[Cryptography] Conferences, committees, compliance

Arnold Reinhold agr at me.com
Sun Jan 19 17:47:29 EST 2014


On Jan 19, 2014, at 3:42 AM, ianG <iang at iang.org> wrote:

> Today's devil's advocacy post...
> 
> 
> On 19/01/14 02:22 AM, Arnold Reinhold wrote:
>>> On 2014-01-18 04:28, Arnold Reinhold wrote:
>>>> 3. If I were working for NSA tasked with with disrupting the
>>>> independent cryptographic community's response to the Snowdon
>>>> revelations, I'd be hard pressed to come up with a better idea than
>>>> a boycott of the RSA conference.
>>> 
>>> Seems to me that the independent cryptographic community's response to
>>> the Snowdon revelations is Jon Callas and Daniel Bernstein.  How does
>>> boycotting RSA adversely affect them and what they are doing?
>> 
>> So Jon and Daniel have it all taken care of?
> 
> 
> To a surprising extent, yes.  Certainly in comparison to the committees,
> conferences, and also the compliance processes, yes.
> 
> Possibly this is just self bias, but I've been yammering on about things
> like single modes and single algorithms and single architects for yonks,
> and now these guys are starting to do it.  Have a look at CAESAR -- this
> ground shift away from 'perfect' block ciphers has only occurred in the
> last decade or so.  Why did that take so long?
> 
> My answer is this:  cryptographers and cryptoplumbers have really only
> started talking together seriously in the last decade or so.
> 
> Conferences, committees, compliance processes didn't help that -- the
> interfered with it.
> 
> (C3 considered evil?)

If new cryptography is going to have any chance roll back the mass surveillance state, it will have to make its way into commercial use. Getting broad acceptance require dealing with committees and compliance processes.  Boutique cryptography solutions only give the security agencies smaller haystacks in which to search for troublemaker needles.  
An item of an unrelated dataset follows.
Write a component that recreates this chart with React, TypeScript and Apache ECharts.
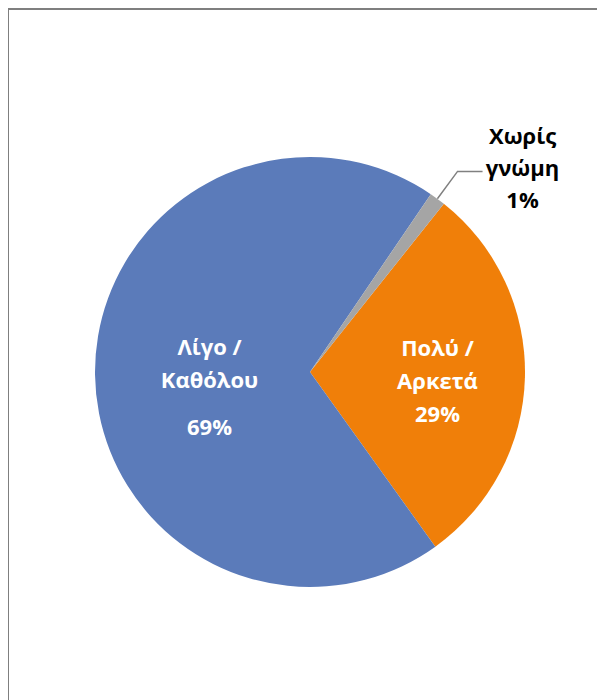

Single modes and single algorithms and single architects is a terrific goal, but CAESAR (a committee, by the way) won't have a final portfolio until the end of 2107 (tentative). And how long after that to gain broad acceptance? And what critical vulnerability in AES-GCM will they solve that we should wait that long to even start agreeing on a single algorithm suite? 

> 
> 
>> We can just relax, and their admirable work, which solves all known and still undiscovered problems, will make its way into every security product by the sheer weight of its superiority?  No protocol issues to resolve? No need for people looking for weaknesses to brainstorm possible attacks? No need for people who are working on similar problems to meet and share issues and solutions? No need for those who still don't get it to hear from those who do? 
> 
> 
> If you look back on C3, ask what notable results have come out ... list
> them out ... and then look at what the builders have achieved by
> themselves.  As just plain engineers.
> 
> The list isn't all one way, but there is a surprising amount of stuff
> that came from engineers acting alone or in teams of 2.
> 
> Skype, Bitcoin, SSH, SSL, were all done initially by engineers.
> 
> Then look at all the cryptographer-led ventures:  DigiCash, Peppercoin,
> various DRMs.

I seem to recall at least some issues that have arisen with the engineer-led solutions you admire.  There is a whole world of crypto stuff out there, and I certainly can't vouch for which benefited from contacts and information exchanged at conferences; I doubt anyone can.  

> 
> 
>> I can't think of any discipline where the advocacy, relationship-building and cross fertilization that takes place in a conference is needed more than in cryptography, especially in light of the recent disclosures.  
> 
> 
> Yes.  I agree the advocacy, relationship-building and cross
> fertilization is needed.
> 
> But these processes aren't admitted to much of C3.  Many academic
> conferences are captured by their paper-acceptance process, where you
> have to be in the acceptance committees, accept crap papers from your
> buddies, so they accept your crap papers.  It's a career-building
> necessity, if you want academic credibility!  Unfortunately, the more
> you win, the more you lose, as these little peer groups isolate
> themselves in self-perpetuating crap.
> 
> Commercial conferences are captured by the vendors.  That's the main
> defence of the RSA conference: "oh, my, where will I go to sell my
> stuff?"  Committees are captured by the vendors, who send in their
> engineers to make sure they get the least bad deal they can fight for.
> Compliance processes are written by the industry leaders to establish
> and cost-increase their own position. ...

Getting the people who are angry over Dual_EC_DRBG to stay away from the RSA conference, hardly hurts RSA. If you don't want to deal with all the process baloney involved and would rather stay home and write code, good for you. But don't demonize others who want to engage by demanding they boycott the conference.